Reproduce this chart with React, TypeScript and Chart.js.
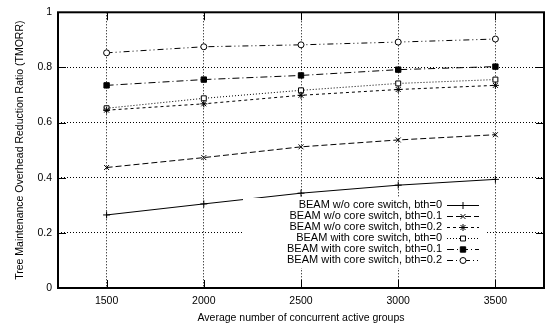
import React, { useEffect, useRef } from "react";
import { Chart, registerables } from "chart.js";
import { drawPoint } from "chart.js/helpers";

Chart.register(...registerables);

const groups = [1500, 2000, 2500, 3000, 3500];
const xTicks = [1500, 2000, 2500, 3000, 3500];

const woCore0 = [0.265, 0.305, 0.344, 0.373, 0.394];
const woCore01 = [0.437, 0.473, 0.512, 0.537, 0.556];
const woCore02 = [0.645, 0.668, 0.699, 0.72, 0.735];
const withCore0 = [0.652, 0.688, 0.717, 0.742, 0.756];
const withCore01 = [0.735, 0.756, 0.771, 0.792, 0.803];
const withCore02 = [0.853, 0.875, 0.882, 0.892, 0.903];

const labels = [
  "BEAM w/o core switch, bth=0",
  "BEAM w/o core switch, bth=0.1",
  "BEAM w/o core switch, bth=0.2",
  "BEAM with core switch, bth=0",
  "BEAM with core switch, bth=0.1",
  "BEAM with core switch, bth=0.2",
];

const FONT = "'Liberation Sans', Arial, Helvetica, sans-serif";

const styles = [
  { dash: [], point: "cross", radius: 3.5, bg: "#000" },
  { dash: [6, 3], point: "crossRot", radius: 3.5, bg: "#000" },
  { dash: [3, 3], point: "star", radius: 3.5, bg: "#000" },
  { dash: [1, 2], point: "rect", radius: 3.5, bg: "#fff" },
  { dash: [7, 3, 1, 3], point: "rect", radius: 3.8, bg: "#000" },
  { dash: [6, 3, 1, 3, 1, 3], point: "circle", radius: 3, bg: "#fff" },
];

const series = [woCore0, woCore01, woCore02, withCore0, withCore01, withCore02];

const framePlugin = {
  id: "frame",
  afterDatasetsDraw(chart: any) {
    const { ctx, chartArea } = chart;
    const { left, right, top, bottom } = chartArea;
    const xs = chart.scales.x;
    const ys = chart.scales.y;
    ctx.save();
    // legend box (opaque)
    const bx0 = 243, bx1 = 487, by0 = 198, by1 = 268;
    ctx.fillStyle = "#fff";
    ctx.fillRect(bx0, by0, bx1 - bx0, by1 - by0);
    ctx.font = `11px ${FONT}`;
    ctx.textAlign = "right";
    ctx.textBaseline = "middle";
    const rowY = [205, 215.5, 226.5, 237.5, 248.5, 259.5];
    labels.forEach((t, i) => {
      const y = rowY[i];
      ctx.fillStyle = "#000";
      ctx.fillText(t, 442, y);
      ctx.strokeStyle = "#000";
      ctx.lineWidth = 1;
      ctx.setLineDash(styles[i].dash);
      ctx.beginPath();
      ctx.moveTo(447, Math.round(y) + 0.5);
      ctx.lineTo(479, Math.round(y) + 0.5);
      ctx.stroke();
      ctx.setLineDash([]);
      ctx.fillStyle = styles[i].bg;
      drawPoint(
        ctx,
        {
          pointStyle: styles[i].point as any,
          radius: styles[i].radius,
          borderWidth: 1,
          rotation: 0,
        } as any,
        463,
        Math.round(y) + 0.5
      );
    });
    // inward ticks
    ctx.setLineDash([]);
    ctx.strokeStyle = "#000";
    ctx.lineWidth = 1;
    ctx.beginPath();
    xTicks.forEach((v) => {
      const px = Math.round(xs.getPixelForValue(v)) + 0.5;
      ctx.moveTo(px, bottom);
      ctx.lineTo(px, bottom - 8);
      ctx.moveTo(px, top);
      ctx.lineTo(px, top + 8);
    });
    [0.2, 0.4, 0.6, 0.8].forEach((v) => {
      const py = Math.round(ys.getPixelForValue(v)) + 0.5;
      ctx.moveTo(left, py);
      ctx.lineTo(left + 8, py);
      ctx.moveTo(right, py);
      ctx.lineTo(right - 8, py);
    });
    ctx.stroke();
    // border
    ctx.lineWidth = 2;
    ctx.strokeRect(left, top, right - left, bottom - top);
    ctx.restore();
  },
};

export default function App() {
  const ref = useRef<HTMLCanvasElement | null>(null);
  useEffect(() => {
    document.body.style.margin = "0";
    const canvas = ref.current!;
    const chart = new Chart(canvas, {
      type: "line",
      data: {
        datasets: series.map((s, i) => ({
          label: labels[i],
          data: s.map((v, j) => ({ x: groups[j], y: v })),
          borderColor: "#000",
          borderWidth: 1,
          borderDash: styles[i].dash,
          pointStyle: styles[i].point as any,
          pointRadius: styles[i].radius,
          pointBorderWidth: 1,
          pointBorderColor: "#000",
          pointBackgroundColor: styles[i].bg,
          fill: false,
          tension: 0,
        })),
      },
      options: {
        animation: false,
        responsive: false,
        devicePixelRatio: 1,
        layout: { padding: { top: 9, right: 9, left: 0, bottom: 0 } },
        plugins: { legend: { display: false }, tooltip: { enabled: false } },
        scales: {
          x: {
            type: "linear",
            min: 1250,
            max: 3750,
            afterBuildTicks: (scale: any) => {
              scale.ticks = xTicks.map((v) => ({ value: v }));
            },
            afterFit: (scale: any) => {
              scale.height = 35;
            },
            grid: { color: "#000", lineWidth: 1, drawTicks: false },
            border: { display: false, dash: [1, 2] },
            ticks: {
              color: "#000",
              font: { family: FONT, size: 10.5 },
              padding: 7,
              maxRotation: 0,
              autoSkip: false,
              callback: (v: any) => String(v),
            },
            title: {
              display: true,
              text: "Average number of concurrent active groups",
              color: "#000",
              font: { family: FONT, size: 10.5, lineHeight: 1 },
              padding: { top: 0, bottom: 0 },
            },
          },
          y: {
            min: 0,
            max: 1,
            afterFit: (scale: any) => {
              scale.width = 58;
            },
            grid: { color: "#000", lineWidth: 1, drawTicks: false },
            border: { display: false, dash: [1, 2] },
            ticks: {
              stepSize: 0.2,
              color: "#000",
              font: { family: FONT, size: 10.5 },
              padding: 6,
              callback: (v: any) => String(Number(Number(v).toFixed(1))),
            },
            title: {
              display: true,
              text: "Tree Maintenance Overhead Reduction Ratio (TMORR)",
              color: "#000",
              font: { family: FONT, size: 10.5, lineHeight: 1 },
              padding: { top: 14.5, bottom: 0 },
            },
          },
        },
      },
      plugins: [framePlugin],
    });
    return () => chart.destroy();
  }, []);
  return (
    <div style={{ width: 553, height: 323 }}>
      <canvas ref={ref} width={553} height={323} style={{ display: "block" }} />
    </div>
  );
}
──────────────────────────────
• [EXERCISE BRIEF]: Everything from the top line of the data down to and including the line with "const xTicks = [1500, 2000, 2500, 3000, 3500];" is to be copied, except the pictures.

• [EXERCISE ANSWER]:
Reproduce this chart with React, TypeScript and Chart.js.
import React, { useEffect, useRef } from "react";
import { Chart, registerables } from "chart.js";
import { drawPoint } from "chart.js/helpers";

Chart.register(...registerables);

const groups = [1500, 2000, 2500, 3000, 3500];
const xTicks = [1500, 2000, 2500, 3000, 3500];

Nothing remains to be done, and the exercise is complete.